The Falkland Islands and South Atlantic


St Mary's Roman Catholic Church is in Ross Road, across the road from the Standard Chartered Bank. Around 10% of the island's population is Roman Catholic.


The Spanish took over Port Louis renaming it Puerto de la Soledad in 1767 and remained there until 1810. While they were there it is known that 57 different Catholic military priests served around 200 settlers there and two churches were built, the first just after their arrival, primitive and of turf but could hold up to 100 people, and the second more substantial and made of stone in 1801.
 In 1833 Britain took over administration and in 1844 began moving the seat of Government and 78 settlers  to Stanley. The 1851 census records a population of 372, roughly half of them being Catholic, these being mainly Irish emigrants or detachment pensioners. Among the new settlers from Britain was a young woman, Mary Ann Fleming, later to become Mrs William Biggs, arriving in the islands in 1849. Finding no church or priest, (weddings and burials were carried out by Colonial Chaplains) she initiated the idea of a Catholic church and a school, volunteering her own home as a meeting place. Weekly gatherings of the Catholic community followed, a Mr Thomas Havers, at the time the Colonial manager of the Falkland Islands Company Ltd, taking over in the 1850’s.
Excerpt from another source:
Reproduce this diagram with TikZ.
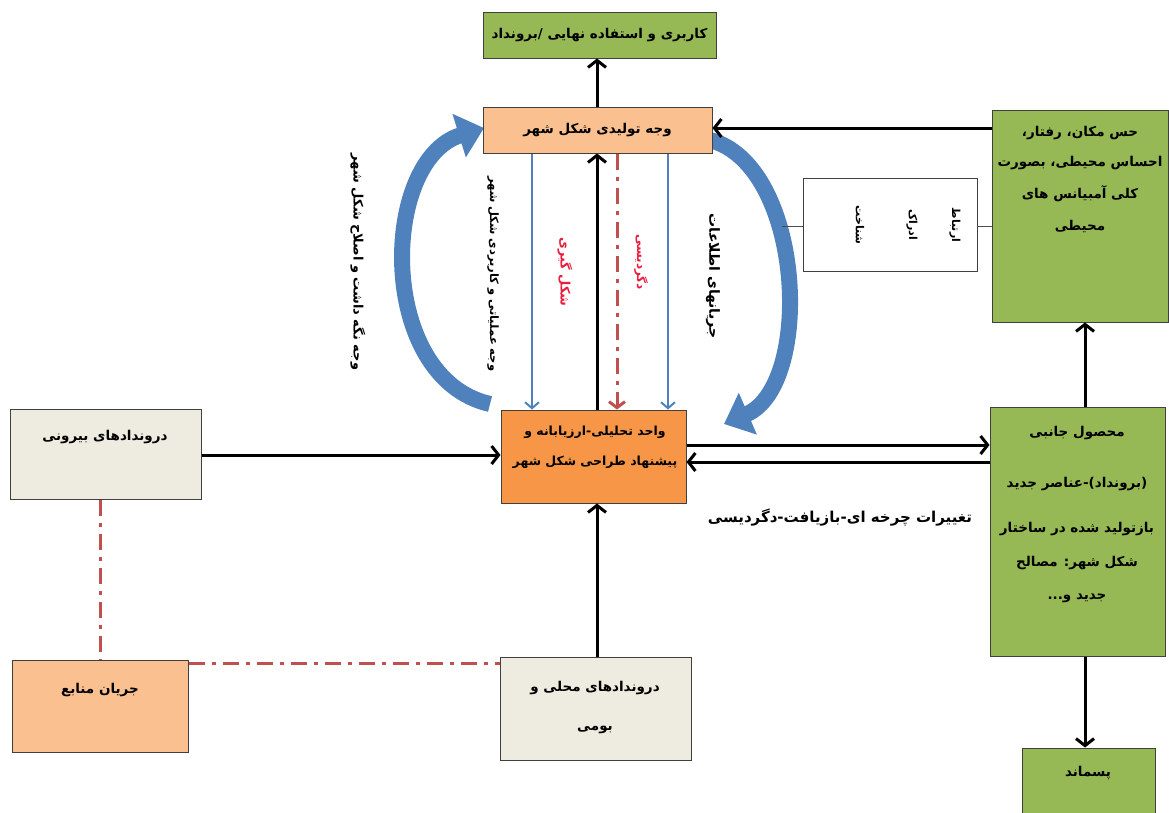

He rented a house to hold Sunday meetings and wrote letters to appeal for a Catholic priest for the islands resulting in priests visiting. A Catholic Fund was set up to buy a plot of land to build a church. Unable to raise the £300- £500 for a site on the front road the chapel was erected on Pump Green a quarter acre plot (at the junction of Dean Street and Fitzroy Road) and on 15th June 1873 the chapel was inaugurated by a visiting priest, Father Vincent de Vilas from Buenos Aires. It was large enough for 120 people and had been built with free government labour.
 Father James Foran came to the islands in 1875, the first resident priest. The Sunday School was well attended and he optimistically opened a Day School in a house behind the court house, largely at his own expense, bringing a teacher from England, Samuel Hawkins. A disappointingly low number of pupils attended, children often being  kept at home to help.  Numbers dwindled until it closed.
 In 1886 the Church on Pump Green was removed to a site on the Front Road, the land at Pump Green was given to Mr Dean as a deposit for building the new church which he did in two months. The first Holy Mass took place in February 1886.
 Father Foran left the Islands in 1886, recommending as he left that Salesian Roman Catholic priests take over St Mary’s Mission in the Falklands. Father Diamond quickly established a Mission house and school and by the end of 1889 was teaching a rapidly increasing roll of 41 children. Several children of Protestant parents attended Mr Diamond’s school in which he stated that no religious subjects were taught.
By 1895 an inspection deemed that the apartment within the church being used for a school was too small and unfit for purpose.  In 1899, a third, bigger church was built adjacent and north of the existing church allowing the original building became a school and parish hall.
 A succession of Salesian priests served the Catholic community in the islands well for the next 64 years, the last Father John Kelly, leaving in 1952. In 1913 Father Migone famously installed an electricity plant which enabled him to provide free educational  film shows in the school and film shows for the town, greatly improving social life in Stanley and giving young people somewhere to go other than pubs.
The Salesian Fathers were joined by Salesian Sisters in 1907 and took over the school which had been teaching Catholic and also Protestant children since 1880. Music, dancing, sewing and embroidery were added to the curriculum and must have greatly enhanced education for girls. The Sisters, an international group, worked in the islands until the Second World War when they went to aid in Europe. They left a lasting beneficial influence in the islands.
In 1952 the Salesian Fathers handed the new ecclesiastic jurisdiction to the Mill Hill Mission and Monsignor Ireland became first Prefect Apostolic.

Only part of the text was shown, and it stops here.